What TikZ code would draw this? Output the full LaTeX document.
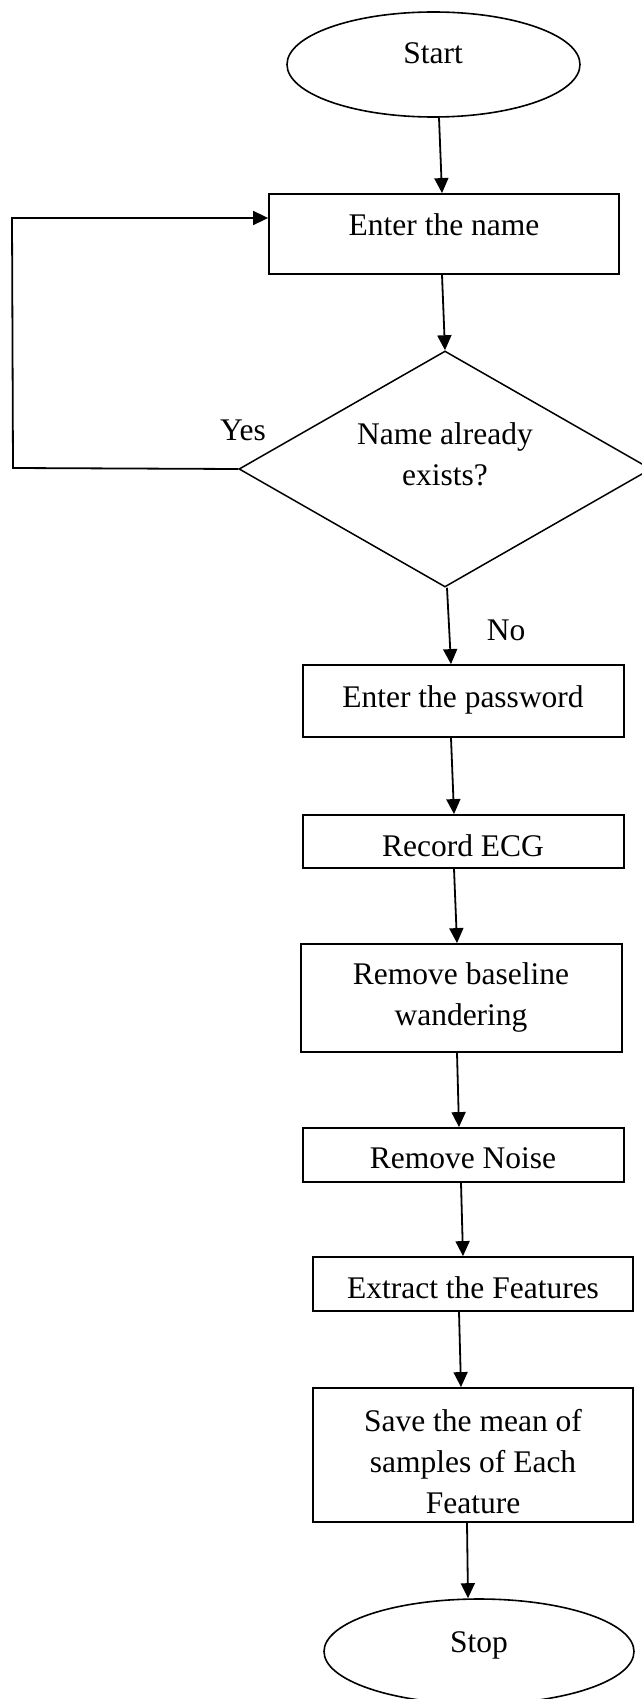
\documentclass[tikz,border=0pt]{standalone}
\usepackage{fontspec}
\setmainfont{Liberation Serif}
\usetikzlibrary{shapes.geometric,arrows.meta}
\begin{document}
\begin{tikzpicture}[x=1pt,y=-1pt,
  box/.style={draw, line width=1.8pt, rectangle, inner sep=0pt},
  term/.style={draw, line width=1.6pt, ellipse, inner sep=0pt},
  decision/.style={draw, line width=1.5pt, diamond, inner sep=0pt},
  flow/.style={line width=1.8pt, -{Triangle[length=15pt,width=14pt]}},
  txt/.style={inner sep=0pt, anchor=base, align=center,
              font=\fontsize{31.5}{41}\selectfont},
]
\useasboundingbox (0,0) rectangle (642,1699);
\clip (0,0) rectangle (642,1699);

% shapes of the flowchart
\node[term, minimum width=293pt, minimum height=105pt] (start) at (433.5,64.5) {};
\node[box, minimum width=350pt, minimum height=80pt] (name) at (444,234) {};
\node[decision, minimum width=412pt, minimum height=236pt] (check) at (445,469) {};
\node[box, minimum width=321pt, minimum height=72pt] (pass) at (463.5,701) {};
\node[box, minimum width=321pt, minimum height=53pt] (ecg) at (463.5,841.5) {};
\node[box, minimum width=321pt, minimum height=108pt] (base) at (461.5,998) {};
\node[box, minimum width=321pt, minimum height=54pt] (noise) at (463.5,1155) {};
\node[box, minimum width=320pt, minimum height=54pt] (extract) at (473,1284) {};
\node[box, minimum width=320pt, minimum height=134pt] (save) at (473,1455) {};
\node[term, minimum width=310pt, minimum height=105pt] (stop) at (479,1651.5) {};

% texts (multi-line texts are anchored at the baseline of their last line)
\node[txt] (tstart) at (433,64) {Start};
\node[txt] (tname) at (444,235) {Enter the name};
\node[txt] (tcheck) at (445,485) {Name already\\exists?};
\node[txt] (tyes) at (243,440) {Yes};
\node[txt] (tno) at (506,640) {No};
\node[txt] (tpass) at (463,707) {Enter the password};
\node[txt] (tecg) at (463,856) {Record ECG};
\node[txt] (tbase) at (461,1025) {Remove baseline\\wandering};
\node[txt] (tnoise) at (463,1168) {Remove Noise};
\node[txt] (textract) at (473,1298) {Extract the Features};
\node[txt] (tsave) at (473,1513) {Save the mean of\\samples of Each\\Feature};
\node[txt] (tstop) at (479,1652) {Stop};

% main flow
\draw[flow] ([xshift=5.5pt]start.south) -- ([xshift=-2pt]name.north);
\draw[flow] ([xshift=-2pt]name.south) -- (check.north);
\draw[flow] ([xshift=2pt]check.south) -- ([xshift=-12.5pt]pass.north);
\draw[flow] ([xshift=-12.5pt]pass.south) -- ([xshift=-9.5pt]ecg.north);
\draw[flow] ([xshift=-9.5pt]ecg.south) -- ([xshift=-4.5pt]base.north);
\draw[flow] ([xshift=-4.5pt]base.south) -- ([xshift=-4.5pt]noise.north);
\draw[flow] ([xshift=-2.5pt]noise.south) -- ([xshift=-10pt]extract.north);
\draw[flow] ([xshift=-14pt]extract.south) -- ([xshift=-12pt]save.north);
\draw[flow] ([xshift=-6pt]save.south) -- ([xshift=-11pt]stop.north);

% "Yes" branch back to the name entry
\coordinate (loopbot) at (13,468);
\coordinate (looptop) at (12,218);
\draw[flow] (check.west) -- (loopbot) -- (looptop) -- ([yshift=16pt]name.west);
\end{tikzpicture}
\end{document}
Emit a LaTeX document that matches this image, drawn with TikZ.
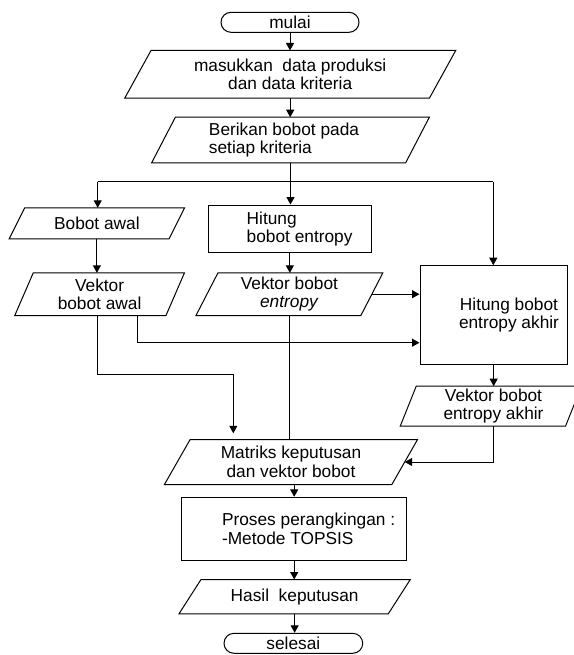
\documentclass[tikz,border=0pt]{standalone}
\usepackage{fontspec}
\setmainfont{Liberation Sans}
\usetikzlibrary{arrows.meta}
\tikzset{
  base/.style={font=\fontsize{17.3}{18.5}\selectfont, inner sep=0pt, line width=1pt},
  term/.style={base, draw, rounded corners=10pt},
  io/.style={base, align=center},
  proc/.style={base, draw, align=center},
  conn/.style={line width=1pt},
  arr/.style={line width=1pt, -{Triangle[length=7.5pt,width=8pt]}},
}
\newcommand\drawio[2]{\draw[line width=1pt] ([xshift=#2/2]#1.north west) -- ([xshift=#2/2]#1.north east) -- ([xshift=-#2/2]#1.south east) -- ([xshift=-#2/2]#1.south west) -- cycle;}
\begin{document}
\begin{tikzpicture}[x=1pt,y=-1pt]
\path[use as bounding box, fill=white] (0,0) rectangle (573,655);

\node[term, minimum width=138pt, minimum height=20pt] (mulai) at (290,22.3) {mulai};
\node[io, minimum width=303.7pt, minimum height=46.7pt] (masuk) at (290.2,74.35) {masukkan\ \ data produksi\\dan data kriteria};
\drawio{masuk}{26.3pt}
\node[io, align=left, minimum width=253pt, minimum height=44.6pt] (berikan) at (290.5,140) {Berikan bobot pada\hspace*{13pt}\\setiap kriteria};
\drawio{berikan}{23.7pt}
\node[io, minimum width=158.8pt, minimum height=30pt] (bawal) at (96.9,223.3) {Bobot awal};
\drawio{bawal}{15.5pt}
\node[proc, align=left, minimum width=163.7pt, minimum height=47.7pt] (hitung) at (289.85,228.85) {\hspace*{19.5pt}Hitung\\\hspace*{19.5pt}bobot entropy};
\node[io, minimum width=150.2pt, minimum height=41.7pt] (vawal) at (99.6,294.2) {Vektor\\bobot awal};
\drawio{vawal}{18.5pt}
\node[io, minimum width=163.9pt, minimum height=41.7pt] (ventropy) at (289.4,294.2) {Vektor bobot\\\textit{entropy}};
\drawio{ventropy}{22pt}
\node[proc, minimum width=147.3pt, minimum height=98.3pt] (akhir) at (493.65,314.85) {\hspace*{30.7pt}Hitung bobot\\\hspace*{30.7pt}entropy akhir};
\node[io, minimum width=164.3pt, minimum height=39pt] (vakhir) at (490.85,406.2) {\hspace*{5.3pt}Vektor bobot\\\hspace*{5.3pt}entropy akhir};
\drawio{vakhir}{16pt}
\node[io, minimum width=226.4pt, minimum height=44pt] (matriks) at (291,462) {Matriks keputusan\\dan vektor bobot};
\drawio{matriks}{25.7pt}
\node[proc, align=left, minimum width=225pt, minimum height=62.7pt] (proses) at (294.2,528.65) {\hspace*{28.8pt}Proses perangkingan :\\\hspace*{28.8pt}-Metode TOPSIS};
\node[io, minimum width=208.3pt, minimum height=33.3pt] (hasil) at (294.65,596.65) {Hasil\ \ keputusan};
\drawio{hasil}{22pt}
\node[term, minimum width=138.7pt, minimum height=20pt] (selesai) at (293.35,643.3) {selesai};

\coordinate (jL) at (97.7,181.7);
\coordinate (jR) at (493.3,181.7);
\coordinate (b1) at (137.7,342.7);
\coordinate (b2) at (97.7,374);
\coordinate (b3) at (233.3,433.3);
\coordinate (b4) at (493.3,462);

\draw[arr] (mulai.south) -- (mulai.south |- masuk.north);
\draw[arr] (masuk.south) -- (masuk.south |- berikan.north);
\draw[conn] (berikan.south) -- (berikan.south |- jL);
\draw[conn] (jL) -- (jR);
\draw[arr] (jL) -- (jL |- bawal.north);
\draw[arr] (berikan.south) -- (berikan.south |- hitung.north);
\draw[arr] (jR) -- (jR |- akhir.north);
\draw[arr] (bawal.south) -- (bawal.south |- vawal.north);
\draw[arr] (hitung.south) -- (hitung.south |- ventropy.north);
\draw[arr] (ventropy.east) -- (ventropy.east -| akhir.west);
\draw[arr] (b1 |- vawal.south) -- (b1) -- (b1 -| akhir.west);
\draw[arr] (b2 |- vawal.south) -- (b2) -| (b3);
\draw[conn] (ventropy.south) -- (ventropy.south |- matriks.north);
\draw[arr] (akhir.south) -- (akhir.south |- vakhir.north);
\draw[arr] (b4 |- vakhir.south) -- (b4) -- (matriks.east);
\draw[arr] (proses.north |- matriks.south) -- (proses.north);
\draw[arr] (proses.south) -- (proses.south |- hasil.north);
\draw[arr] (hasil.south) -- (hasil.south |- selesai.north);
\end{tikzpicture}
\end{document}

━━━

Take every line containing the word "LaTeX" and copy it.

[Solution below]
What TikZ code would draw this? Output the full LaTeX document.
Emit a LaTeX document that matches this image, drawn with TikZ.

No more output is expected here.